Soroka was hurt in the third inning after delivering a pitch to J.D. Davis, who grounded the ball toward first baseman Freddie Freeman.

Soroka broke toward first to cover the bag, only to go down on his first step off the mound. The right-hander knew right away it was a devastating injury, one that ensures he won’t be back on the mound until 2021.

“It’s a freak thing that happened,” manager Brian Snitker said, delivering the grim news after the Braves lost 7-2 to the Mets. “I’m sorry it did.”

Soroka yelled in obvious pain and tried to walk gingerly for a couple of steps before dropping to his knees. He couldn’t put any weight on the leg as he was helped toward the clubhouse with the assistance of Snitker and a trainer.

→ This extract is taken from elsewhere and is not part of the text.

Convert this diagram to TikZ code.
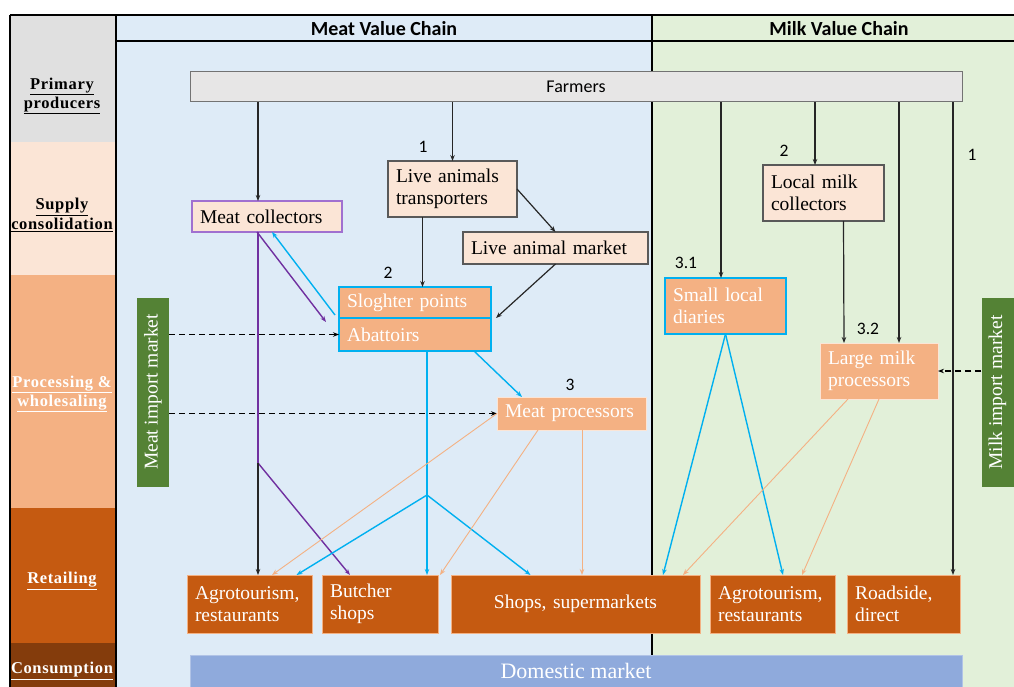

It was a major blow to the two-time defending NL East champion Braves, who had won five straight despite struggling to put together an effective rotation.

“Somebody else is going to get an opportunity,” Snitker said. “Things like that happen. These guys will regroup. Somebody is going to get an opportunity to do something really good. Our young guys are going to continue to get better. We’re going to be fine.”

Soroka, who turns 23 on Tuesday, made his first opening day start last month after going 13-4 with a dazzling 2.68 ERA in 2019 to finish second in NL Rookie of the Year balloting and sixth for the Cy Young Award.

Soroka was making his third start of the season. He came in having allowed just two earned runs over 11 1/3 innings but struggled against the Mets, giving up three hits and four walks. He was charged with four earned runs in 2 1/3 innings, the second-shortest outing of his career.

Unfortunately for Soroka, he won’t get a chance to make up for it this season.